## GIVEN INSTRUCTION
Reproduce from the records below, with no pictures, exactly the lines between the one containing "Rebuild this chart" and the one containing "Chart.register(...registerables);", inclusive.

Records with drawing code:
┄┄┄┄┄┄┄┄┄┄
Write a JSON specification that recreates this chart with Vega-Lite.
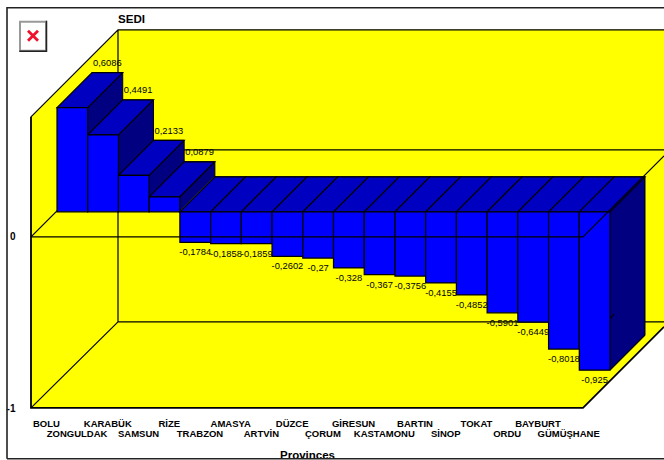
{"$schema":"https://vega.github.io/schema/vega-lite/v6.json","width":633,"height":378,"autosize":"none","padding":{"left":31,"top":30,"right":0,"bottom":52},"background":"white","config":{"view":{"stroke":null},"font":"Liberation Sans"},
"title":{"text":"SEDI","anchor":"start","frame":"group","dx":87,"dy":28,"offset":7.5,"fontSize":11.6,"fontWeight":"bold","font":"Liberation Sans","color":"#000"},
"data":{"values":[{"province":"BOLU","value":0.6086,"label":"0,6086"},{"province":"ZONGULDAK","value":0.4491,"label":"0,4491"},{"province":"KARABÜK","value":0.2133,"label":"0,2133"},{"province":"SAMSUN","value":0.0879,"label":"0,0879"},{"province":"RİZE","value":-0.1784,"label":"-0,1784"},{"province":"TRABZON","value":-0.1858,"label":"-0,1858"},{"province":"AMASYA","value":-0.1859,"label":"-0,1859"},{"province":"ARTVİN","value":-0.2602,"label":"-0,2602"},{"province":"DÜZCE","value":-0.27,"label":"-0,27"},{"province":"ÇORUM","value":-0.328,"label":"-0,328"},{"province":"GİRESUN","value":-0.367,"label":"-0,367"},{"province":"KASTAMONU","value":-0.3756,"label":"-0,3756"},{"province":"BARTIN","value":-0.4155,"label":"-0,4155"},{"province":"SİNOP","value":-0.4852,"label":"-0,4852"},{"province":"TOKAT","value":-0.5901,"label":"-0,5901"},{"province":"ORDU","value":-0.6449,"label":"-0,6449"},{"province":"BAYBURT","value":-0.8018,"label":"-0,8018"},{"province":"GÜMÜŞHANE","value":-0.925,"label":"-0,925"}]},
"encoding":{"x":{"field":"province","type":"nominal","sort":null,"scale":{"range":[26,579],"paddingInner":0,"paddingOuter":0},"axis":{"title":"Provinces","titleFont":"Liberation Sans","titleFontSize":11.5,"titleFontWeight":"bold","titleColor":"#000","titleX":276,"titleY":47,"titleBaseline":"middle","labelAngle":0,"labelOffset":-26,"labelPadding":10,"labelFontSize":9.5,"labelFontWeight":"bold","labelColor":"#000","labelFont":"Liberation Sans","labelOverlap":false,"labelLimit":0,"labelLineHeight":10,"labelExpr":"indexof(['ZONGULDAK','SAMSUN','TRABZON','ARTVİN','ÇORUM','KASTAMONU','SİNOP','ORDU','GÜMÜŞHANE'],datum.label)>=0?['',datum.label]:datum.label","ticks":false,"domain":false,"grid":false}},
"y":{"field":"value","type":"quantitative","stack":null,"scale":{"domain":[-1,0.7],"range":[378,87],"nice":false,"zero":false},"axis":{"title":null,"values":[0,-1],"labelExpr":"datum.value","labelPadding":16,"labelFontSize":10,"labelFontWeight":"bold","labelColor":"#000","labelFont":"Liberation Sans","ticks":false,"domain":false,"grid":false}}},
"layer":[
{"transform":[{"filter":"datum.province==='BOLU'"}],"encoding":{"y":{"datum":0}},"layer":[
{"mark":{"type":"point","size":4,"filled":true,"opacity":1,"fill":"#ffff00","stroke":null,"shape":"M-41.36,-120L45.64,-207L591.64,-207L591.64,90L510.64,171L-41.36,171Z"}},
{"mark":{"type":"point","size":4,"filled":false,"opacity":1,"fillOpacity":0,"stroke":"#000","strokeWidth":1.2,"shape":"M-41.36,-120L45.64,-207L591.64,-207M45.64,-207L45.64,85L591.64,85M-41.36,0L45.64,-87L591.64,-87M-41.36,171L45.64,85"}},
{"mark":{"type":"point","size":4,"filled":false,"opacity":1,"fillOpacity":0,"stroke":"#000","strokeWidth":1.8,"shape":"M-41.36,-120L-41.36,171L510.64,171L591.64,90"}},
{"mark":{"type":"point","size":4,"filled":false,"opacity":1,"fillOpacity":0,"stroke":"#222","strokeWidth":1.6,"shape":"M-65.36,222L-65.36,-229L591.64,-229M-65.36,222L591.64,222"}},
{"mark":{"type":"point","size":4,"filled":true,"opacity":1,"fill":"#fff","stroke":"#999","strokeWidth":2,"shape":"M-52.36,-215L-26.36,-215L-26.36,-186L-52.36,-186Z"}},
{"mark":{"type":"point","size":4,"filled":false,"opacity":1,"fillOpacity":0,"stroke":"#222","strokeWidth":1.5,"shape":"M-25.86,-216L-25.86,-185.5L-53,-185.5"}},
{"mark":{"type":"point","size":4,"filled":false,"opacity":1,"fillOpacity":0,"stroke":"#f0102a","strokeWidth":2.8,"shape":"M-44.36,-206L-34.36,-196M-34.36,-206L-44.36,-196"}}
]},
{"encoding":{"y2":{"datum":0}},"layer":[
{"mark":{"type":"bar","width":{"band":1},"color":"#000080","stroke":"#000","strokeWidth":1,"xOffset":35,"yOffset":-60,"y2Offset":-60}},
{"mark":{"type":"bar","width":{"band":1},"color":"#000080","xOffset":34,"yOffset":-59,"y2Offset":-59}},
{"mark":{"type":"bar","width":{"band":1},"color":"#000080","xOffset":33,"yOffset":-58,"y2Offset":-58}},
{"mark":{"type":"bar","width":{"band":1},"color":"#000080","xOffset":32,"yOffset":-57,"y2Offset":-57}},
{"mark":{"type":"bar","width":{"band":1},"color":"#000080","xOffset":31,"yOffset":-56,"y2Offset":-56}},
{"mark":{"type":"bar","width":{"band":1},"color":"#000080","xOffset":30,"yOffset":-55,"y2Offset":-55}},
{"mark":{"type":"bar","width":{"band":1},"color":"#000080","xOffset":29,"yOffset":-54,"y2Offset":-54}},
{"mark":{"type":"bar","width":{"band":1},"color":"#000080","xOffset":28,"yOffset":-53,"y2Offset":-53}},
{"mark":{"type":"bar","width":{"band":1},"color":"#000080","xOffset":27,"yOffset":-52,"y2Offset":-52}},
{"mark":{"type":"bar","width":{"band":1},"color":"#000080","xOffset":26,"yOffset":-51,"y2Offset":-51}},
{"mark":{"type":"bar","width":{"band":1},"color":"#000080","xOffset":25,"yOffset":-50,"y2Offset":-50}},
{"mark":{"type":"bar","width":{"band":1},"color":"#000080","xOffset":24,"yOffset":-49,"y2Offset":-49}},
{"mark":{"type":"bar","width":{"band":1},"color":"#000080","xOffset":23,"yOffset":-48,"y2Offset":-48}},
{"mark":{"type":"bar","width":{"band":1},"color":"#000080","xOffset":22,"yOffset":-47,"y2Offset":-47}},
{"mark":{"type":"bar","width":{"band":1},"color":"#000080","xOffset":21,"yOffset":-46,"y2Offset":-46}},
{"mark":{"type":"bar","width":{"band":1},"color":"#000080","xOffset":20,"yOffset":-45,"y2Offset":-45}},
{"mark":{"type":"bar","width":{"band":1},"color":"#000080","xOffset":19,"yOffset":-44,"y2Offset":-44}},
{"mark":{"type":"bar","width":{"band":1},"color":"#000080","xOffset":18,"yOffset":-43,"y2Offset":-43}},
{"mark":{"type":"bar","width":{"band":1},"color":"#000080","xOffset":17,"yOffset":-42,"y2Offset":-42}},
{"mark":{"type":"bar","width":{"band":1},"color":"#000080","xOffset":16,"yOffset":-41,"y2Offset":-41}},
{"mark":{"type":"bar","width":{"band":1},"color":"#000080","xOffset":15,"yOffset":-40,"y2Offset":-40}},
{"mark":{"type":"bar","width":{"band":1},"color":"#000080","xOffset":14,"yOffset":-39,"y2Offset":-39}},
{"mark":{"type":"bar","width":{"band":1},"color":"#000080","xOffset":13,"yOffset":-38,"y2Offset":-38}},
{"mark":{"type":"bar","width":{"band":1},"color":"#000080","xOffset":12,"yOffset":-37,"y2Offset":-37}},
{"mark":{"type":"bar","width":{"band":1},"color":"#000080","xOffset":11,"yOffset":-36,"y2Offset":-36}},
{"mark":{"type":"bar","width":{"band":1},"color":"#000080","xOffset":10,"yOffset":-35,"y2Offset":-35}},
{"mark":{"type":"bar","width":{"band":1},"color":"#000080","xOffset":9,"yOffset":-34,"y2Offset":-34}},
{"mark":{"type":"bar","width":{"band":1},"color":"#000080","xOffset":8,"yOffset":-33,"y2Offset":-33}},
{"mark":{"type":"bar","width":{"band":1},"color":"#000080","xOffset":7,"yOffset":-32,"y2Offset":-32}},
{"mark":{"type":"bar","width":{"band":1},"color":"#000080","xOffset":6,"yOffset":-31,"y2Offset":-31}},
{"mark":{"type":"bar","width":{"band":1},"color":"#000080","xOffset":5,"yOffset":-30,"y2Offset":-30}},
{"mark":{"type":"bar","width":{"band":1},"color":"#000080","xOffset":4,"yOffset":-29,"y2Offset":-29}},
{"mark":{"type":"bar","width":{"band":1},"color":"#000080","xOffset":3,"yOffset":-28,"y2Offset":-28}},
{"mark":{"type":"bar","width":{"band":1},"color":"#000080","xOffset":2,"yOffset":-27,"y2Offset":-27}},
{"mark":{"type":"bar","width":{"band":1},"color":"#000080","xOffset":1,"yOffset":-26,"y2Offset":-26}}
]},
{"transform":[{"filter":"datum.value<0"}],"mark":{"type":"point","size":4,"filled":false,"opacity":1,"fillOpacity":0,"stroke":"#000","strokeWidth":1.2,"yOffset":-25,"shape":"M15.36,0L50.36,-35"}},
{"transform":[{"filter":"datum.value>0"}],"mark":{"type":"point","size":4,"filled":true,"opacity":1,"fill":"#0000c0","stroke":"#000","strokeWidth":1.2,"yOffset":-25,"shape":"M-15.36,0L15.36,0L50.36,-35L19.64,-35Z"}},
{"transform":[{"filter":"datum.value<0"}],"encoding":{"y":{"datum":0}},"mark":{"type":"point","size":4,"filled":true,"opacity":1,"fill":"#0000c0","stroke":"#000","strokeWidth":1.2,"yOffset":-25,"shape":"M-15.36,0L15.36,0L50.36,-35L19.64,-35Z"}},
{"encoding":{"y2":{"datum":0}},"mark":{"type":"bar","width":{"band":1},"color":"#0000ff","stroke":"#000","strokeWidth":1.2,"yOffset":-25,"y2Offset":-25}},
{"transform":[{"filter":"datum.province==='BOLU'"}],"encoding":{"y":{"datum":0}},"mark":{"type":"point","size":4,"filled":false,"opacity":1,"fillOpacity":0,"stroke":"#000","strokeWidth":1.2,"shape":"M-41.36,0L510.64,0L591.64,-81"}},
{"transform":[{"filter":"datum.value>0"}],"mark":{"type":"text","font":"Liberation Sans","fontSize":9.4,"color":"#000","baseline":"middle","dx":35,"dy":-69.5},"encoding":{"text":{"field":"label"}}},
{"transform":[{"filter":"datum.value<0"}],"mark":{"type":"text","font":"Liberation Sans","fontSize":9.4,"color":"#000","baseline":"middle","dy":-15},"encoding":{"text":{"field":"label"}}}
]}
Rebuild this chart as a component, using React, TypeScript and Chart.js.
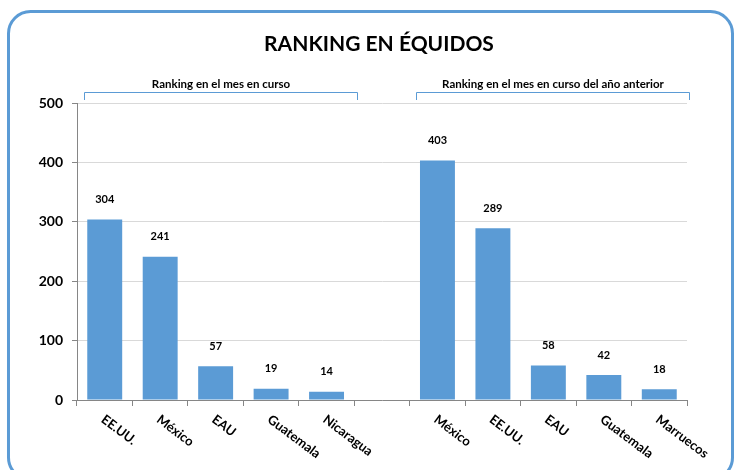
import React, { useEffect, useRef } from "react";
import { Chart, registerables } from "chart.js";

Chart.register(...registerables);

const TITLE = "RANKING EN ÉQUIDOS";
const GROUP_TITLES = ["Ranking en el mes en curso", "Ranking en el mes en curso del año anterior"];
const CATEGORIES = ["EE.UU.", "México", "EAU", "Guatemala", "Nicaragua", "", "México", "EE.UU.", "EAU", "Guatemala", "Marruecos"];
const VALUES: (number | null)[] = [304, 241, 57, 19, 14, null, 403, 289, 58, 42, 18];
const Y_TICKS = [0, 100, 200, 300, 400, 500];
const GROUP_RANGES = [[0, 4], [6, 10]];

const FONT = "Lato, 'Open Sans', sans-serif";
const BLUE = "#5B9BD5";

const decorPlugin = {
  id: "decor",
  beforeDraw(chart: any) {
    const ctx = chart.ctx;
    ctx.save();
    ctx.fillStyle = "#ffffff";
    ctx.fillRect(0, 0, chart.width, chart.height);
    ctx.strokeStyle = BLUE;
    ctx.lineWidth = 3;
    ctx.beginPath();
    (ctx as any).roundRect(8.5, 11.5, 724, 468, 22);
    ctx.stroke();
    ctx.restore();
  },
  afterDraw(chart: any) {
    const ctx = chart.ctx;
    const x = chart.scales.x;
    const y = chart.scales.y;
    ctx.save();
    // title
    ctx.fillStyle = "#000";
    ctx.font = `bold 21px ${FONT}`;
    ctx.textAlign = "center";
    ctx.textBaseline = "middle";
    ctx.fillText(TITLE, 379, 44);

    // brackets
    GROUP_RANGES.forEach((r, i) => {
      const x0 = Math.round(x.getPixelForValue(r[0]) - 21) + 0.5;
      const x1 = Math.round(x.getPixelForValue(r[1]) + 30) + 0.5;
      ctx.strokeStyle = BLUE;
      ctx.lineWidth = 1;
      ctx.beginPath();
      ctx.moveTo(x0, 100);
      ctx.lineTo(x0, 92.5);
      ctx.lineTo(x1, 92.5);
      ctx.lineTo(x1, 100);
      ctx.stroke();
      ctx.fillStyle = "#000";
      ctx.font = `bold 11.5px ${FONT}`;
      ctx.textAlign = "center";
      ctx.textBaseline = "middle";
      ctx.fillText(GROUP_TITLES[i], (x0 + x1) / 2, 84);
    });

    // value labels
    const meta = chart.getDatasetMeta(0);
    ctx.font = `bold 11px ${FONT}`;
    ctx.fillStyle = "#000";
    ctx.textAlign = "center";
    ctx.textBaseline = "middle";
    meta.data.forEach((bar: any, i: number) => {
      const v = VALUES[i];
      if (v == null) return;
      ctx.fillText(String(v), bar.x, y.getPixelForValue(v) - 20);
    });

    // x labels rotated
    ctx.font = `bold 13px ${FONT}`;
    ctx.textAlign = "left";
    ctx.textBaseline = "middle";
    CATEGORIES.forEach((c, i) => {
      if (!c) return;
      const cx = x.getPixelForValue(i);
      ctx.save();
      ctx.translate(cx - 2, 418);
      ctx.rotate((37 * Math.PI) / 180);
      ctx.fillText(c, 0, 0);
      ctx.restore();
    });
    ctx.restore();
  },
};

export default function App() {
  const ref = useRef<HTMLCanvasElement>(null);
  useEffect(() => {
    document.body.style.margin = "0";
    const chart = new Chart(ref.current!, {
      type: "bar",
      data: {
        labels: CATEGORIES,
        datasets: [
          {
            data: VALUES,
            backgroundColor: BLUE,
            categoryPercentage: 1,
            barPercentage: 0.63,
          },
        ],
      },
      options: {
        animation: false,
        responsive: false,
        layout: { padding: { left: 0, right: 53, top: 103, bottom: 0 } },
        plugins: { legend: { display: false }, tooltip: { enabled: false }, title: { display: false } },
        scales: {
          x: {
            ticks: { display: false },
            grid: { drawOnChartArea: false, drawTicks: true, tickLength: 6, color: "#868686", offset: true },
            border: { color: "#868686", width: 1 },
            afterFit: (s: any) => { s.height = 70; },
          },
          y: {
            min: 0,
            max: 500,
            afterBuildTicks: (s: any) => { s.ticks = Y_TICKS.map((v) => ({ value: v })); },
            ticks: {
              color: "#000",
              font: { family: FONT, weight: "bold", size: 14 },
              padding: 9,
            },
            grid: { color: "#D9D9D9", tickColor: "#868686", tickLength: 5 },
            border: { color: "#868686", width: 1 },
            afterFit: (s: any) => { s.width = 77; },
          },
        },
      },
      plugins: [decorPlugin],
    });
    return () => chart.destroy();
  }, []);
  return (
    <div style={{ position: "fixed", left: 0, top: 0, width: 740, height: 470 }}>
      <canvas ref={ref} width={740} height={470} style={{ width: 740, height: 470 }} />
    </div>
  );
}
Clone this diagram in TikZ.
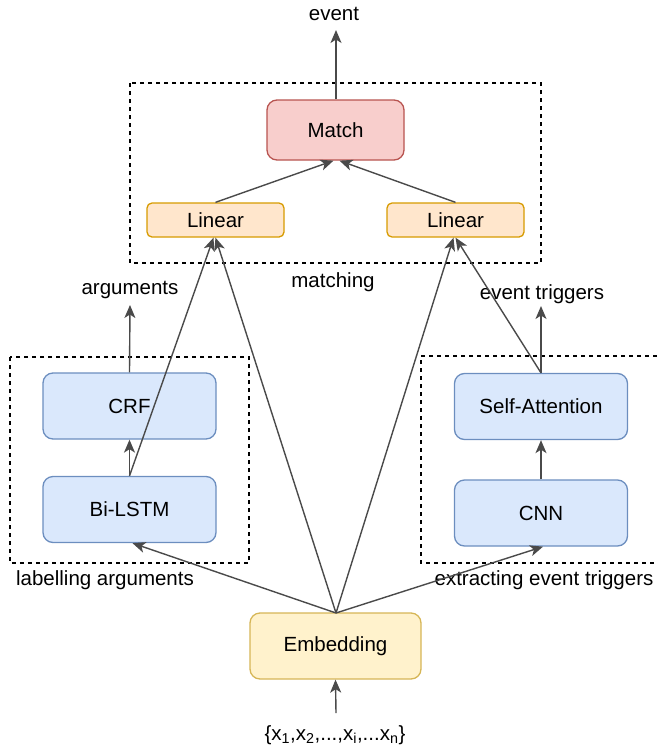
\documentclass[tikz,border=0pt]{standalone}
\usepackage{fontspec}
\setmainfont{Liberation Sans}
\usetikzlibrary{arrows.meta}
\definecolor{lineg}{HTML}{4A4A4A}
\definecolor{bluef}{HTML}{DAE8FC}\definecolor{blued}{HTML}{6C8EBF}
\definecolor{orgf}{HTML}{FFE6CC}\definecolor{orgd}{HTML}{D79B00}
\definecolor{redf}{HTML}{F8CECC}\definecolor{redd}{HTML}{B85450}
\definecolor{yelf}{HTML}{FFF2CC}\definecolor{yeld}{HTML}{D6B656}
\tikzset{
  every node/.style={font=\fontsize{20.5}{24}\selectfont, inner sep=0pt},
  bigbox/.style={draw, line width=1.3pt, rounded corners=10pt, minimum width=#1, minimum height=66pt},
  bluebox/.style={bigbox=173pt, fill=bluef, draw=blued},
  linbox/.style={draw=orgd, fill=orgf, line width=1.3pt, rounded corners=5pt, minimum width=137pt, minimum height=34pt},
  matchbox/.style={draw=redd, fill=redf, line width=1.3pt, rounded corners=10pt, minimum width=137pt, minimum height=60pt},
  embbox/.style={draw=yeld, fill=yelf, line width=1.3pt, rounded corners=10pt, minimum width=171pt, minimum height=66pt},
  conn/.style={draw=lineg, line width=1.4pt, -{Stealth[length=13pt,width=11pt,inset=3.5pt]}},
  group/.style={draw=black, line width=1.3pt, dash pattern=on 4pt off 4pt},
  lbl/.style={text=black}
}
\begin{document}
\begin{tikzpicture}[x=1pt,y=-1pt]
\useasboundingbox (0,0) rectangle (657,750);
% group boxes
\draw[group] (130,83) rectangle (541,263);
\draw[group] (10,357) rectangle (249,563);
\draw[group] (657,356) -- (421,356) -- (421,563) -- (657,563);
% nodes
\node[matchbox] (match) at (335.5,130) {Match};
\node[linbox] (linL) at (215.5,220) {Linear};
\node[linbox] (linR) at (455.5,220) {Linear};
\node[bluebox] (crf) at (129.5,406) {CRF};
\node[bluebox] (lstm) at (129.5,509.5) {Bi-LSTM};
\node[bluebox] (satt) at (541,406.5) {Self-Attention};
\node[bluebox] (cnn) at (541,513) {CNN};
\node[embbox] (emb) at (335.5,646) {Embedding};
% labels
\node[lbl] (ev) at (334,14) {event};
\node[lbl] (mt) at (333,282) {matching};
\node[lbl] (args) at (130,290) {arguments};
\node[lbl] (evt) at (542,294) {event triggers};
\node[lbl] (la) at (105,580) {labelling arguments};
\node[lbl] (eet) at (544,580) {extracting event triggers};
\node[lbl] (inp) at (335,735) {\{x\textsubscript{1},x\textsubscript{2},...,x\textsubscript{i},...x\textsubscript{n}\}};
\coordinate (evtip) at (336,30);
\coordinate (argtip) at (130,305);
\coordinate (evttip) at (541,306);
\coordinate (inbot) at (336,713);
\coordinate (embtop) at (336,613);
% connectors
\draw[conn] (match.north -| evtip) -- (evtip);
\draw[conn] (linL.north) -- ([xshift=-2pt]match.south);
\draw[conn] (linR.north) -- ([xshift=4pt]match.south);
\draw[conn] (crf.north) -- (argtip);
\draw[conn] (lstm.north) -- (crf.south);
\draw[conn] (lstm.north) -- ([xshift=-2pt]linL.south);
\draw[conn] (satt.north) -- (evttip);
\draw[conn] (cnn.north) -- (satt.south);
\draw[conn] (satt.north) -- (linR.south);
\draw[conn] (inbot) -- (emb.south);
\draw[conn] (embtop) -- ([xshift=3pt]lstm.south);
\draw[conn] (embtop) -- ([xshift=2pt]cnn.south);
\draw[conn] (embtop) -- (linL.south);
\draw[conn] (embtop) -- ([xshift=-2pt]linR.south);
\end{tikzpicture}
\end{document}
┄┄┄┄┄┄┄┄┄┄
## SOLUTION FOR THIS TASK
Rebuild this chart as a component, using React, TypeScript and Chart.js.
import React, { useEffect, useRef } from "react";
import { Chart, registerables } from "chart.js";

Chart.register(...registerables);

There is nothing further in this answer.